The 1938 TCU Horned Frogs football team was an American football team that represented Texas Christian University (TCU) in the Southwest Conference (SWC) during 1938 college football season. In their fifth year under head coach Dutch Meyer, the Horned Frogs compiled a perfect 11–0 record, won the SWC championship, finished the season ranked No. 1 in the AP Poll, defeated Carnegie Tech in the 1939 Sugar Bowl, and outscored opponents by a total of 269 to 60. TCU were the consensus national football champions of 1938.

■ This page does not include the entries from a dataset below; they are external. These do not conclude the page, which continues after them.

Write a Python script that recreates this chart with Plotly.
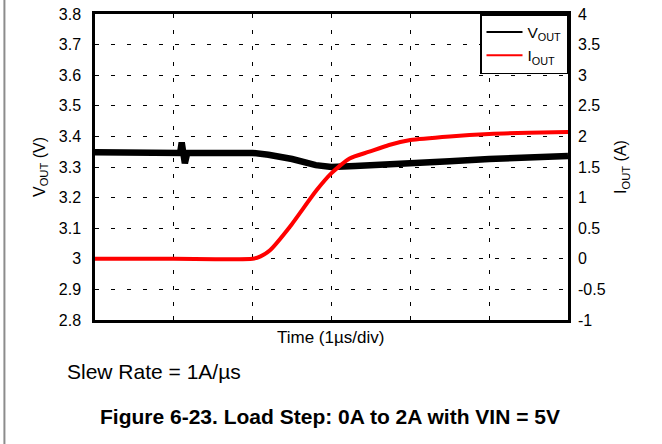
import plotly.graph_objects as go

# time in divisions (1 us/div)
t_vout = [0.0, 0.5, 1.0, 1.08, 1.10, 1.12, 1.14, 1.17, 1.5, 2.0, 2.2, 2.5, 2.8, 3.0, 3.3, 3.6, 4.0, 4.5, 5.0, 5.5, 6.0]
vout = [3.348, 3.347, 3.346, 3.346, 3.380, 3.346, 3.312, 3.346, 3.347, 3.346, 3.340, 3.326, 3.306, 3.300, 3.303, 3.308, 3.312, 3.319, 3.326, 3.331, 3.336]

t_iout = [0.0, 1.0, 2.0, 2.1, 2.22, 2.47, 2.81, 3.0, 3.23, 3.48, 3.73, 4.0, 4.5, 5.0, 5.5, 6.0]
iout = [0.0, 0.0, 0.0, 0.04, 0.14, 0.52, 1.12, 1.40, 1.64, 1.75, 1.86, 1.94, 2.0, 2.04, 2.06, 2.07]

left_ticks = [2.8, 2.9, 3.0, 3.1, 3.2, 3.3, 3.4, 3.5, 3.6, 3.7, 3.8]
left_text = ["2.8", "2.9", "3", "3.1", "3.2", "3.3", "3.4", "3.5", "3.6", "3.7", "3.8"]
right_ticks = [-1, -0.5, 0, 0.5, 1, 1.5, 2, 2.5, 3, 3.5, 4]
right_text = ["-1", "-0.5", "0", "0.5", "1", "1.5", "2", "2.5", "3", "3.5", "4"]

FONT = "Liberation Sans, Arial, sans-serif"

fig = go.Figure()
fig.add_trace(go.Scatter(
    x=t_vout, y=vout, mode="lines", showlegend=False,
    line=dict(color="black", width=6.5), yaxis="y"
))
fig.add_trace(go.Scatter(
    x=t_iout, y=iout, mode="lines", showlegend=False,
    line=dict(color="#ff0000", width=4, shape="spline", smoothing=0.6), yaxis="y2"
))
# legend entries drawn with thin sample lines
fig.add_trace(go.Scatter(x=[None], y=[None], mode="lines", name="V<sub>OUT</sub>",
                         line=dict(color="black", width=2)))
fig.add_trace(go.Scatter(x=[None], y=[None], mode="lines", name="I<sub>OUT</sub>",
                         line=dict(color="#ff0000", width=2)))

fig.update_layout(
    width=662, height=444,
    margin=dict(l=95, r=94, t=14, b=124),
    paper_bgcolor="white", plot_bgcolor="white",
    font=dict(family=FONT, size=16, color="black"),
    showlegend=True,
    legend=dict(
        x=1, y=1, xanchor="right", yanchor="top",
        bgcolor="white", bordercolor="black", borderwidth=1.5,
        font=dict(size=15.5), tracegroupgap=0, itemwidth=36,
    ),
    xaxis=dict(
        range=[0, 6], dtick=1, tick0=0, showticklabels=False,
        showgrid=True, gridcolor="black", gridwidth=1, griddash="4px,12px",
        ticks="inside", ticklen=4, tickcolor="black",
        showline=True, linecolor="black", linewidth=2.5, mirror=True,
        zeroline=False, automargin=False,
    ),
    yaxis=dict(
        range=[2.8, 3.8], tickvals=left_ticks, ticktext=left_text,
        showgrid=True, gridcolor="black", gridwidth=1, griddash="4px,12px",
        showline=True, linecolor="black", linewidth=2.5, mirror=True,
        zeroline=False, ticks="", ticklabelstandoff=8, automargin=False,
        title=dict(text="V<sub>OUT</sub> (V)", standoff=10, font=dict(size=16)),
    ),
    yaxis2=dict(
        range=[-1, 4], tickvals=right_ticks, ticktext=right_text,
        overlaying="y", side="right", showgrid=False, zeroline=False,
        ticks="", ticklabelstandoff=9, automargin=False,
        title=dict(text="I<sub>OUT</sub> (A)", standoff=10, font=dict(size=16)),
    ),
    annotations=[
        dict(text="Time (1\u00b5s/div)", x=0.497, y=-0.056, xref="paper", yref="paper",
             showarrow=False, xanchor="center", yanchor="middle", font=dict(size=17)),
        dict(text="Slew Rate = 1A/\u00b5s", x=-0.063, y=-0.167, xref="paper", yref="paper",
             showarrow=False, xanchor="left", yanchor="middle", font=dict(size=21)),
        dict(text="<b>Figure 6-23. Load Step: 0A to 2A with VIN = 5V</b>", x=0.497, y=-0.314,
             xref="paper", yref="paper", showarrow=False, xanchor="center", yanchor="middle",
             font=dict(size=21)),
    ],
    shapes=[
        dict(type="line", xref="paper", yref="paper", x0=-0.1915, x1=-0.1915, y0=-0.5, y1=1.1,
             line=dict(color="#8c8c8c", width=2)),
    ],
)

# drop the default page margin so the figure sits at the window origin
fig.write_html("out.html", config={"displayModeBar": False},
               post_script="document.body.style.margin='0';")
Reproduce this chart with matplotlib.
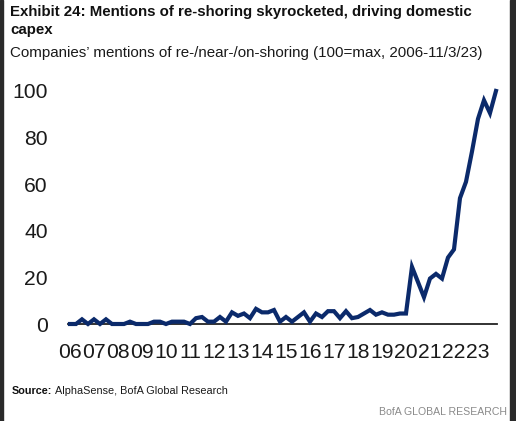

At the end of the 1938 season, TCU quarterback Davey O'Brien won both the Heisman Trophy and the Maxwell Award as the outstanding football player in the United States. He was the fourth player to receive the Heisman Trophy and the first from outside the Midwest or East. During the 1938 season, O'Brien completed 93 passes for 1,509 yards and 19 touchdowns.

Two TCU players, O'Brien and center Ki Aldrich, were consensus first-team picks on the 1938 All-America college football team. TCU tackle I. B. Hale was also selected as a first-team All-American by Liberty magazine.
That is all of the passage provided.